> [Task instructions]: Every line of the material is to be quoted verbatim, minus the pictures.

> [Exercise data]:
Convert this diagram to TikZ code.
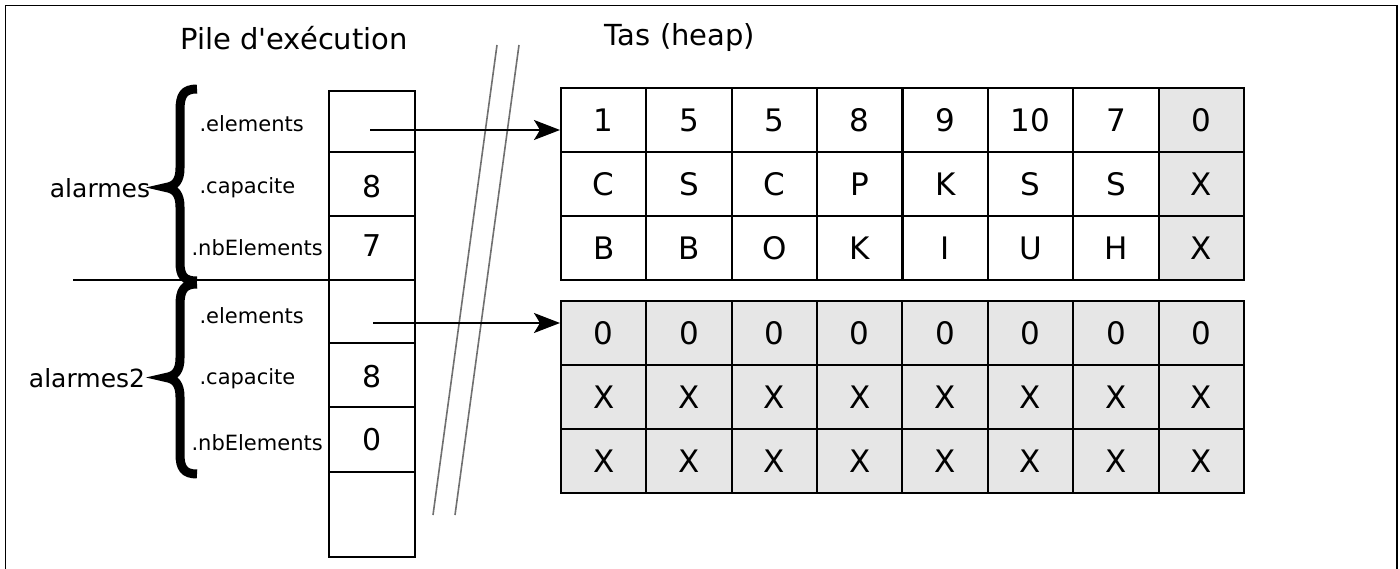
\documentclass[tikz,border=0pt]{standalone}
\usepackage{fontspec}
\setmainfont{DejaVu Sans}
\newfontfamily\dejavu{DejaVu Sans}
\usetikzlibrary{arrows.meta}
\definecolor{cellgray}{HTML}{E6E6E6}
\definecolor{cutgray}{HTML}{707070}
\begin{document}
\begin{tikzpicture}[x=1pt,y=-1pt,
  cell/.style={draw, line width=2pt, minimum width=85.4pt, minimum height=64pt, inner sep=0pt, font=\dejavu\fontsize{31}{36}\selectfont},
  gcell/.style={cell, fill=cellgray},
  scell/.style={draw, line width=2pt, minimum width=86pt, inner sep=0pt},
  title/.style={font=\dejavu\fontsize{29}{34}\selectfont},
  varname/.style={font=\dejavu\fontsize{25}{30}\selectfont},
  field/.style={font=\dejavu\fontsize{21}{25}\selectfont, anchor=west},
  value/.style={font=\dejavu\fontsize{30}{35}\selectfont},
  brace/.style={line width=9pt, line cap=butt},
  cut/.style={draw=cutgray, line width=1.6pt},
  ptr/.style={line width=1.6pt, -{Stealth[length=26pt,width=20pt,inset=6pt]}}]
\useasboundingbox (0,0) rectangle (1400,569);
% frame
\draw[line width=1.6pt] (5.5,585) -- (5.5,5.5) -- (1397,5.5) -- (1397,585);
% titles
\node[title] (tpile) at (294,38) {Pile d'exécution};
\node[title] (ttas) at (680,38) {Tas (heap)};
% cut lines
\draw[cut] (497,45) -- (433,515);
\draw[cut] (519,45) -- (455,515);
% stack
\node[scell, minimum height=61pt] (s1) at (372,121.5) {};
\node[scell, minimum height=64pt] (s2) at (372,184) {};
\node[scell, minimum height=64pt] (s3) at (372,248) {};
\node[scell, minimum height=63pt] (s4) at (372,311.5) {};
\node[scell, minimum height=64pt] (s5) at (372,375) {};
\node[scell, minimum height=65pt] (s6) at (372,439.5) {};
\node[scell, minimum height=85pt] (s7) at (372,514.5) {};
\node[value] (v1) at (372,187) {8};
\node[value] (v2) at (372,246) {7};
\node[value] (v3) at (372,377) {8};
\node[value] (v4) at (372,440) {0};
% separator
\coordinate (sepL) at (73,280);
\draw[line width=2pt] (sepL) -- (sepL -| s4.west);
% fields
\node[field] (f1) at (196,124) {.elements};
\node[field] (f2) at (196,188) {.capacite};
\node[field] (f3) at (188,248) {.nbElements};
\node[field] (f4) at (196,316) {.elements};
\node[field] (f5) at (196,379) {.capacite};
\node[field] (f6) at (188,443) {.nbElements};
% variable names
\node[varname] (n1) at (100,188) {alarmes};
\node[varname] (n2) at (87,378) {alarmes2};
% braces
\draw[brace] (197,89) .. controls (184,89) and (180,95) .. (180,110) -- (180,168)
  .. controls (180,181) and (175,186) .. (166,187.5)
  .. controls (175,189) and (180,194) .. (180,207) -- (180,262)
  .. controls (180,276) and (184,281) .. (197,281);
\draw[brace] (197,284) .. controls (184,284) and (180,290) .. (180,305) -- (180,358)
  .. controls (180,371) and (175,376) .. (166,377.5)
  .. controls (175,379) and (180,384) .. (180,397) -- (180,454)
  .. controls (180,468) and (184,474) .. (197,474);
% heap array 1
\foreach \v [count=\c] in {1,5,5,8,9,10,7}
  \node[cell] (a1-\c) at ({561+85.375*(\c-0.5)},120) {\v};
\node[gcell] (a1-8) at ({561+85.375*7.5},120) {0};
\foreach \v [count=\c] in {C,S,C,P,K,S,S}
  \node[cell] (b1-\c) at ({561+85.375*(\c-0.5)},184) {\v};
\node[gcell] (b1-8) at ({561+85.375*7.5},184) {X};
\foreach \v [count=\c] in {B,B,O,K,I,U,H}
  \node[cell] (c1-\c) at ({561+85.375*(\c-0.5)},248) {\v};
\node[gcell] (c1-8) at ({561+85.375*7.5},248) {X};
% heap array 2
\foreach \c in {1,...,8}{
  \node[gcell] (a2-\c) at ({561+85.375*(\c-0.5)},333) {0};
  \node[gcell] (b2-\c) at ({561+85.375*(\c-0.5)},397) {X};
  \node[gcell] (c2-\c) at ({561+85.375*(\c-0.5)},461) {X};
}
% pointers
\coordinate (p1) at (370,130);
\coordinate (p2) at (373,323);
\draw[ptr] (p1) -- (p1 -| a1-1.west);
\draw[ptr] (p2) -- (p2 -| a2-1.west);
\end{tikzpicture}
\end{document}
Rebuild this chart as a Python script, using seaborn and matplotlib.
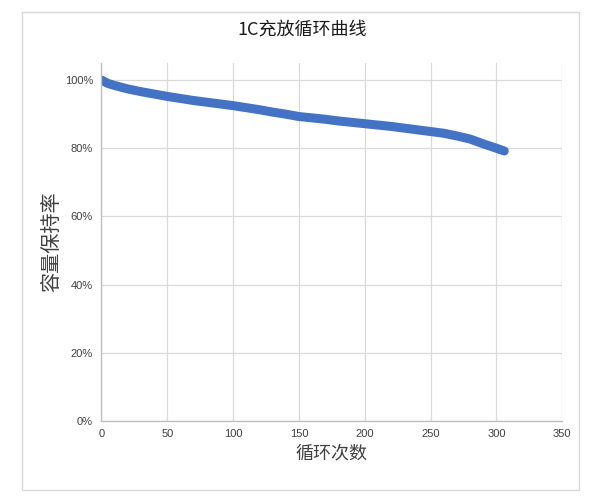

> [Answer in full]:
Convert this diagram to TikZ code.
\documentclass[tikz,border=0pt]{standalone}
\usepackage{fontspec}
\setmainfont{DejaVu Sans}
\newfontfamily\dejavu{DejaVu Sans}
\usetikzlibrary{arrows.meta}
\definecolor{cellgray}{HTML}{E6E6E6}
\definecolor{cutgray}{HTML}{707070}
\begin{document}
\begin{tikzpicture}[x=1pt,y=-1pt,
  cell/.style={draw, line width=2pt, minimum width=85.4pt, minimum height=64pt, inner sep=0pt, font=\dejavu\fontsize{31}{36}\selectfont},
  gcell/.style={cell, fill=cellgray},
  scell/.style={draw, line width=2pt, minimum width=86pt, inner sep=0pt},
  title/.style={font=\dejavu\fontsize{29}{34}\selectfont},
  varname/.style={font=\dejavu\fontsize{25}{30}\selectfont},
  field/.style={font=\dejavu\fontsize{21}{25}\selectfont, anchor=west},
  value/.style={font=\dejavu\fontsize{30}{35}\selectfont},
  brace/.style={line width=9pt, line cap=butt},
  cut/.style={draw=cutgray, line width=1.6pt},
  ptr/.style={line width=1.6pt, -{Stealth[length=26pt,width=20pt,inset=6pt]}}]
\useasboundingbox (0,0) rectangle (1400,569);
% frame
\draw[line width=1.6pt] (5.5,585) -- (5.5,5.5) -- (1397,5.5) -- (1397,585);
% titles
\node[title] (tpile) at (294,38) {Pile d'exécution};
\node[title] (ttas) at (680,38) {Tas (heap)};
% cut lines
\draw[cut] (497,45) -- (433,515);
\draw[cut] (519,45) -- (455,515);
% stack
\node[scell, minimum height=61pt] (s1) at (372,121.5) {};
\node[scell, minimum height=64pt] (s2) at (372,184) {};
\node[scell, minimum height=64pt] (s3) at (372,248) {};
\node[scell, minimum height=63pt] (s4) at (372,311.5) {};
\node[scell, minimum height=64pt] (s5) at (372,375) {};
\node[scell, minimum height=65pt] (s6) at (372,439.5) {};
\node[scell, minimum height=85pt] (s7) at (372,514.5) {};
\node[value] (v1) at (372,187) {8};
\node[value] (v2) at (372,246) {7};
\node[value] (v3) at (372,377) {8};
\node[value] (v4) at (372,440) {0};
% separator
\coordinate (sepL) at (73,280);
\draw[line width=2pt] (sepL) -- (sepL -| s4.west);
% fields
\node[field] (f1) at (196,124) {.elements};
\node[field] (f2) at (196,188) {.capacite};
\node[field] (f3) at (188,248) {.nbElements};
\node[field] (f4) at (196,316) {.elements};
\node[field] (f5) at (196,379) {.capacite};
\node[field] (f6) at (188,443) {.nbElements};
% variable names
\node[varname] (n1) at (100,188) {alarmes};
\node[varname] (n2) at (87,378) {alarmes2};
% braces
\draw[brace] (197,89) .. controls (184,89) and (180,95) .. (180,110) -- (180,168)
  .. controls (180,181) and (175,186) .. (166,187.5)
  .. controls (175,189) and (180,194) .. (180,207) -- (180,262)
  .. controls (180,276) and (184,281) .. (197,281);
\draw[brace] (197,284) .. controls (184,284) and (180,290) .. (180,305) -- (180,358)
  .. controls (180,371) and (175,376) .. (166,377.5)
  .. controls (175,379) and (180,384) .. (180,397) -- (180,454)
  .. controls (180,468) and (184,474) .. (197,474);
% heap array 1
\foreach \v [count=\c] in {1,5,5,8,9,10,7}
  \node[cell] (a1-\c) at ({561+85.375*(\c-0.5)},120) {\v};
\node[gcell] (a1-8) at ({561+85.375*7.5},120) {0};
\foreach \v [count=\c] in {C,S,C,P,K,S,S}
  \node[cell] (b1-\c) at ({561+85.375*(\c-0.5)},184) {\v};
\node[gcell] (b1-8) at ({561+85.375*7.5},184) {X};
\foreach \v [count=\c] in {B,B,O,K,I,U,H}
  \node[cell] (c1-\c) at ({561+85.375*(\c-0.5)},248) {\v};
\node[gcell] (c1-8) at ({561+85.375*7.5},248) {X};
% heap array 2
\foreach \c in {1,...,8}{
  \node[gcell] (a2-\c) at ({561+85.375*(\c-0.5)},333) {0};
  \node[gcell] (b2-\c) at ({561+85.375*(\c-0.5)},397) {X};
  \node[gcell] (c2-\c) at ({561+85.375*(\c-0.5)},461) {X};
}
% pointers
\coordinate (p1) at (370,130);
\coordinate (p2) at (373,323);
\draw[ptr] (p1) -- (p1 -| a1-1.west);
\draw[ptr] (p2) -- (p2 -| a2-1.west);
\end{tikzpicture}
\end{document}
Rebuild this chart as a Python script, using seaborn and matplotlib.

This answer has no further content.